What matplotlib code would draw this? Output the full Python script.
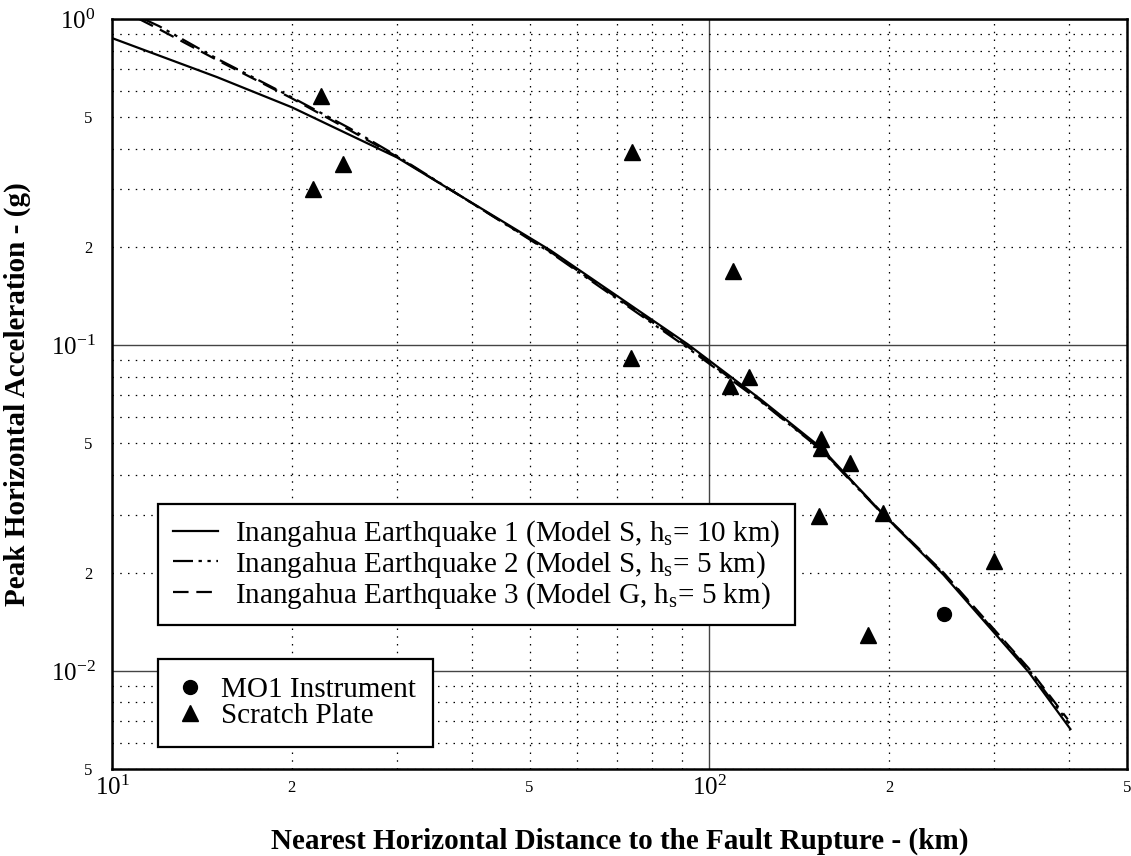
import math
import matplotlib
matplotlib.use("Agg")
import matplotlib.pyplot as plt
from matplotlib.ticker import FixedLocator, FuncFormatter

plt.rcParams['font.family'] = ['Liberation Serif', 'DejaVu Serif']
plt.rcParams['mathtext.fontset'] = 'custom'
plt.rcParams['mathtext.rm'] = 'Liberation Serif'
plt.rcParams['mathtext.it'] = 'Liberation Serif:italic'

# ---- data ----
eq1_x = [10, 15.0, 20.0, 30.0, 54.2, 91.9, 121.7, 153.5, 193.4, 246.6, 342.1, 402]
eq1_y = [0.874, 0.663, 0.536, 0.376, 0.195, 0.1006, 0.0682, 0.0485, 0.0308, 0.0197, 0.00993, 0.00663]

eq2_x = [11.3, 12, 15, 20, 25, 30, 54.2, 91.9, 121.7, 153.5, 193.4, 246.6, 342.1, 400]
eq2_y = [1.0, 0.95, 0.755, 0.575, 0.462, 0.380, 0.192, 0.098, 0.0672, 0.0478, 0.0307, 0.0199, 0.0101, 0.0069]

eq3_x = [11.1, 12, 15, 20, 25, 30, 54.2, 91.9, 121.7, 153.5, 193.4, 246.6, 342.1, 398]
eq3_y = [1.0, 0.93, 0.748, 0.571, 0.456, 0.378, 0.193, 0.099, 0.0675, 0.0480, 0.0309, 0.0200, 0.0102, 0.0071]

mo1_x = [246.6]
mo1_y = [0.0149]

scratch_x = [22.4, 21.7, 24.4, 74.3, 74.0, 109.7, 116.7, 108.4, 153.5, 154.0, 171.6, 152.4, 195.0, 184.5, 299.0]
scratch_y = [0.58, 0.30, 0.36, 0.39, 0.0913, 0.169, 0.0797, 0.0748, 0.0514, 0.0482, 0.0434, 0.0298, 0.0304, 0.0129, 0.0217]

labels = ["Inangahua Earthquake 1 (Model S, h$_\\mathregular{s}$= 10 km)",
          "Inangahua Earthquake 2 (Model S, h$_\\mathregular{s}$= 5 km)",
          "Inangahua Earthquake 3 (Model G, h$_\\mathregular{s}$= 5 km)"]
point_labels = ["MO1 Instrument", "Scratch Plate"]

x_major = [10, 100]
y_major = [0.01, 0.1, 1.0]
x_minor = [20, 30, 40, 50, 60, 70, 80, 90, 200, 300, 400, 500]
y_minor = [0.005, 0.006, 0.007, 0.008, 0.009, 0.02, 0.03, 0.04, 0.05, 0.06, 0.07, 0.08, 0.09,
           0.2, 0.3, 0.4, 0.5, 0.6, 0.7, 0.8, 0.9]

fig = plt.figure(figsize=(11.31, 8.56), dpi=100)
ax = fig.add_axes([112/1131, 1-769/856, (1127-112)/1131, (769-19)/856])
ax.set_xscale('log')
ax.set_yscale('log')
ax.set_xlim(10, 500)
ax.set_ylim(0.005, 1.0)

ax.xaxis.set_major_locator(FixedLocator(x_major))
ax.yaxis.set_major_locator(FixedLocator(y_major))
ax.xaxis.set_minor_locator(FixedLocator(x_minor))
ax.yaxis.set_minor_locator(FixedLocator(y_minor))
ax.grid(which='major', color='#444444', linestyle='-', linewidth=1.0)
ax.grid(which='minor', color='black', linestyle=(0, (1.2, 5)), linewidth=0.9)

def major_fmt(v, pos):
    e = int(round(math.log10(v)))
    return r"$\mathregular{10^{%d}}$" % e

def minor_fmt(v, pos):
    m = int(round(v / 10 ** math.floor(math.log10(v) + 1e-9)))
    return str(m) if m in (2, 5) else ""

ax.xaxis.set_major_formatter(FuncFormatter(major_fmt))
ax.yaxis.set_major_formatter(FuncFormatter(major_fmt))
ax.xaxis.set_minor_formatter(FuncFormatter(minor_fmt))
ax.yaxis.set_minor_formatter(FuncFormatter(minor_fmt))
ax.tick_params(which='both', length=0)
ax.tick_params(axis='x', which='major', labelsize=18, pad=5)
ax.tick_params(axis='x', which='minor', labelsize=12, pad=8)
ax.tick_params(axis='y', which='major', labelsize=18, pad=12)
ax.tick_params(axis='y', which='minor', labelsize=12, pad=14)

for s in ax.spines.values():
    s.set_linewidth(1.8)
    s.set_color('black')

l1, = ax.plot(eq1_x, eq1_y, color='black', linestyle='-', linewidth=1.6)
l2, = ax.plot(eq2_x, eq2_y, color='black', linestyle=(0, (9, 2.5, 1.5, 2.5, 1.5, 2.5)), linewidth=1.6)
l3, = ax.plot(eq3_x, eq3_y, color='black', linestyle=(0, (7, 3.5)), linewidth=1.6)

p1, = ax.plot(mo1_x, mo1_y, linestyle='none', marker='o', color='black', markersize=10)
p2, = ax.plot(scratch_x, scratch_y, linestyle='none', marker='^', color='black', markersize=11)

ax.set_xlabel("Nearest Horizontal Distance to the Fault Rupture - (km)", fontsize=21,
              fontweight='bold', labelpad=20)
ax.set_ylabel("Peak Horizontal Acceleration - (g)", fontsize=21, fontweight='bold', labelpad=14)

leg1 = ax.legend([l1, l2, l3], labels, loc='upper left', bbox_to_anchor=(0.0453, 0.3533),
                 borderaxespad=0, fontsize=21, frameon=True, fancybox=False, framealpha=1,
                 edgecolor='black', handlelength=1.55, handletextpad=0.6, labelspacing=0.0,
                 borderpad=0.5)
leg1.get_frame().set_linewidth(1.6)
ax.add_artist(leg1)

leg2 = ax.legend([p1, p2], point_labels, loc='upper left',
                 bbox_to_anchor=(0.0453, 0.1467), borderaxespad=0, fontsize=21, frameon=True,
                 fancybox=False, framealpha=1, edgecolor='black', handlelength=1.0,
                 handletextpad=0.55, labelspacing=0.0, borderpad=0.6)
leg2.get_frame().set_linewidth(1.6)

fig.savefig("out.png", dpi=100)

What is required: Pictures are excluded: retype only the lines from the beginning of the listing above through the line with "from matplotlib.ticker import", both included.

Exercise result:
What matplotlib code would draw this? Output the full Python script.
import math
import matplotlib
matplotlib.use("Agg")
import matplotlib.pyplot as plt
from matplotlib.ticker import FixedLocator, FuncFormatter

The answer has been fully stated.